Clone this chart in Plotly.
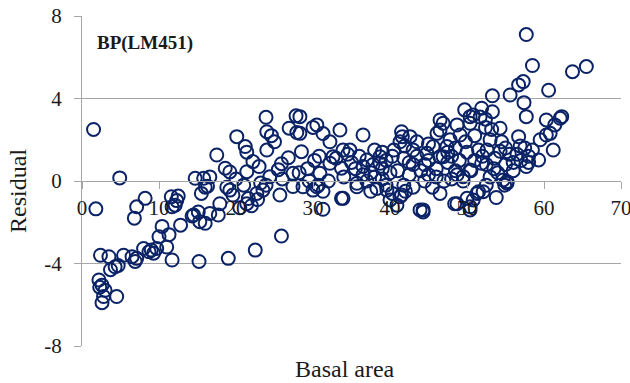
import plotly.graph_objects as go

basal_area = [
    1.5, 4.9, 1.8, 8.2, 7.1, 6.8, 11.6, 12.5, 12.1, 11.7, 12.3, 14.7, 14.3, 15.3, 12.8, 10.4, 10.0, 11.3, 9.7, 11.0,
    11.7, 2.4, 3.5, 5.4, 6.5, 7.1, 8.0, 8.7, 9.3, 4.3, 3.7, 2.2, 2.6, 3.0, 2.3, 2.6, 4.5, 15.2, 19.0, 22.5,
    25.9, 9.0, 6.9, 4.7, 2.8,
    15.8, 16.6, 16.3, 15.5, 16.0, 14.5, 15.1, 16.0, 16.6, 17.7, 17.9, 19.2, 19.6, 21.4, 21.6, 22.7, 22.8, 23.5, 23.9, 25.7,
    27.4, 23.2, 20.5, 22.0, 18.8, 21.0,
    23.9, 27.8, 24.0, 24.6, 26.9, 27.9, 30.0, 20.1, 21.2, 21.4, 22.2, 24.0, 17.5, 18.6, 19.2, 21.4, 28.5, 26.8, 25.9, 25.5,
    24.4, 27.4, 28.2, 29.3, 30.2, 23.0, 20.0, 26.0, 28.7, 25.0,
    30.0, 30.7, 31.3, 33.7, 35.7, 38.3, 40.0, 40.9, 41.5, 44.3, 28.3, 28.3, 30.5, 31.3, 33.5, 36.5, 32.2, 33.9, 34.5, 33.0,
    32.2, 30.8, 30.9, 33.7, 35.5, 37.0, 37.8, 38.7, 39.5, 40.3, 41.6, 41.9, 42.6, 41.5, 41.3, 41.8, 41.0, 40.0, 39.0, 38.0,
    37.0, 35.7, 36.5, 30.5, 31.3, 33.9, 39.6, 40.3, 41.3, 41.8, 43.9, 34.8, 32.6, 38.7, 34.0, 32.0, 29.5, 42.5, 43.0, 43.5,
    44.0, 44.8, 45.6, 44.5, 43.0, 42.0, 39.0, 36.0, 35.0, 38.0, 40.5, 39.5, 37.5, 43.5,
    44.3, 48.4, 50.4, 51.5, 52.1, 51.3, 50.8, 50.0, 50.4, 48.7, 54.9, 55.2, 49.5, 50.5, 48.5, 46.9, 45.0, 46.1, 46.9, 47.8,
    48.5, 50.4, 51.7, 52.4, 53.0, 51.5, 52.5, 54.7, 49.5, 47.0, 46.0, 45.5, 46.5, 49.7, 50.8, 51.9, 53.3, 52.4, 50.4, 46.5,
    46.5, 48.7, 49.1, 54.3, 53.2, 53.3, 55.6, 56.7, 57.3, 57.4, 57.7, 57.7, 58.5, 63.7, 65.5, 60.6, 60.3, 62.3, 61.4, 60.3,
    59.5, 61.2, 59.3, 57.7, 56.7, 56.9, 53.6, 54.3, 55.5, 52.6, 51.9, 50.4, 48.7, 46.5, 47.4, 45.0, 55.2, 56.0, 57.0, 58.5,
    58.0, 55.0, 54.0, 53.0, 56.5, 57.5, 60.8, 62.1, 58.0, 53.8, 52.5, 47.5, 49.8, 51.0, 48.0,
    36.5, 37.5, 39.0, 42.5, 44.5, 46.0, 47.5, 49.0, 50.0, 51.0, 52.0, 53.5, 55.0, 56.0, 45.0, 43.0, 48.0, 54.5,
]

residual = [
    2.5, 0.15, -1.35, -0.84, -1.25, -1.8, -0.76, -0.73, -1.17, -1.25, -0.95, 0.13, -1.7, -1.97, -2.14, -2.2, -2.7, -2.6, -3.27, -3.2,
    -3.83, -3.6, -3.67, -3.6, -3.67, -3.75, -3.27, -3.43, -3.5, -4.16, -4.3, -4.8, -5.05, -5.3, -5.15, -5.9, -5.6, -3.9, -3.75, -3.35,
    -2.67, -3.35, -3.9, -4.1, -5.6,
    0.13, 0.2, -0.25, -0.6, -0.3, -1.65, -1.5, -2.05, -1.57, -1.65, -1.1, -0.44, -0.68, -1.1, -0.85, -0.6, -0.9, -0.44, -0.2, -0.68,
    -0.27, -0.1, -1.3, -1.2, -0.3, -0.2,
    3.09, 3.16, 2.39, 2.2, 2.56, 2.35, 2.6, 2.15, 1.67, 1.4, 0.94, 1.5, 1.26, 0.62, 0.44, 0.45, 1.42, 1.13, 0.84, 0.55,
    0.21, 0.37, 0.4, 0.6, 1.0, 0.7, 0.1, 0.1, -0.28, 1.9,
    -0.44, -0.2, -1.37, -0.84, -0.28, -0.36, -0.92, -1.17, -0.68, -1.5, 3.12, 2.31, 2.72, 2.3, 2.47, 2.23, 1.9, 1.5, 1.3, 1.1,
    0.86, 1.2, 0.37, 0.62, 0.6, 1.02, 0.8, 1.18, 1.0, 1.2, 2.15, 1.7, 2.15, 2.39, 1.9, 1.1, 0.5, 0.4, 0.1, 0.2,
    0.0, -0.11, 0.3, -0.28, -0.5, -0.84, -0.44, -0.6, -0.76, -0.2, -1.4, 1.5, 1.18, 0.86, 0.2, 0.0, 0.0, 0.3, 0.8, 1.2,
    0.5, 1.34, 1.67, 0.0, -0.3, -0.5, 0.6, 1.2, 0.9, 1.5, 1.5, -0.2, -0.5, 1.9,
    -1.4, -1.1, -1.25, -0.52, -0.52, -0.6, -0.92, -0.84, -1.4, -1.1, -0.2, -0.03, 0.21, 0.5, 0.5, 1.18, 1.0, 2.31, 2.8, 2.0,
    1.6, 3.12, 3.1, 2.6, 2.0, 1.5, 0.8, 0.05, 0.0, 0.0, 0.2, -0.3, -0.6, 3.45, 3.2, 3.53, 3.36, 3.0, 2.8, 2.96,
    2.47, 2.72, 2.23, 2.56, 2.5, 4.13, 4.17, 4.66, 4.82, 3.8, 3.12, 7.1, 5.6, 5.3, 5.55, 4.4, 2.96, 3.12, 2.72, 2.23,
    2.0, 1.5, 1.02, 0.7, 2.15, 1.7, 1.1, 1.44, 1.3, 1.5, 0.86, 0.53, 0.3, 1.18, 1.67, 1.8, -0.11, 0.5, 1.0, 1.5,
    1.2, 0.8, 0.4, 0.2, 1.3, 1.6, 2.31, 3.04, 0.9, -0.8, -0.2, 0.9, 1.9, 2.2, 1.2,
    0.7, 0.4, 1.4, 0.9, 0.8, 0.6, 1.4, 1.0, 1.4, 1.0, 1.2, 0.6, 1.6, 0.9, 0.3, 1.5, 0.1, 1.9,
]

x_ticks = [0, 10, 20, 30, 40, 50, 60, 70]
y_ticks = [-8, -4, 0, 4, 8]
y_tick_text = ["-8", "-4", "0", "4", "8"]

SERIF = "Liberation Serif, Times New Roman, serif"
GRID = "#A6A6A6"
NAVY = "#0B2366"

fig = go.Figure()
fig.add_trace(go.Scatter(
    x=basal_area, y=residual, mode="markers",
    marker=dict(symbol="circle-open", size=13, color=NAVY, line=dict(width=2, color=NAVY)),
    cliponaxis=False, showlegend=False,
))

fig.update_layout(
    width=630, height=383,
    margin=dict(l=82, r=9, t=16, b=37),
    paper_bgcolor="white", plot_bgcolor="white",
    font=dict(family=SERIF, color="#1a1a1a"),
    xaxis=dict(
        range=[0, 70], tickvals=x_ticks, anchor="free", position=0.5, automargin=False,
        showline=True, linecolor=GRID, linewidth=1.3, showgrid=False, zeroline=False,
        ticks="outside", ticklen=7, tickcolor=GRID, tickwidth=1.3,
        tickfont=dict(family=SERIF, size=21, color="#1a1a1a"), ticklabelstandoff=1,
        ticklabeloverflow="allow",
    ),
    yaxis=dict(
        range=[-8, 8], tickvals=y_ticks, ticktext=y_tick_text, automargin=False,
        showline=True, linecolor=GRID, linewidth=1.3, showgrid=True, gridcolor=GRID, gridwidth=1.3,
        zeroline=False, ticks="outside", ticklen=7, tickcolor=GRID, tickwidth=1.3,
        tickfont=dict(family=SERIF, size=21, color="#1a1a1a"), ticklabelstandoff=8,
    ),
    annotations=[
        dict(text="Residual", xref="paper", yref="paper", x=-82/539 + 18/539, y=0.47,
             xanchor="center", yanchor="middle", textangle=-90, showarrow=False,
             font=dict(family=SERIF, size=24, color="#1a1a1a")),
        dict(text="Basal area", xref="paper", yref="paper", x=(345-82)/539, y=-(369-346)/330,
             xanchor="center", yanchor="middle", showarrow=False,
             font=dict(family=SERIF, size=24, color="#1a1a1a")),
        dict(text="<b>BP(LM451)</b>", xref="paper", yref="paper", x=(95-82)/539, y=(346-43)/330,
             xanchor="left", yanchor="middle", showarrow=False,
             font=dict(family=SERIF, size=19, color="#1a1a1a")),
    ],
)

fig.write_html("out.html")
────────
Without any pictures, reproduce the lines from the first one in the material through the line that has "import plotly.graph_objects as go", exactly as they appear.

Clone this chart in Plotly.
import plotly.graph_objects as go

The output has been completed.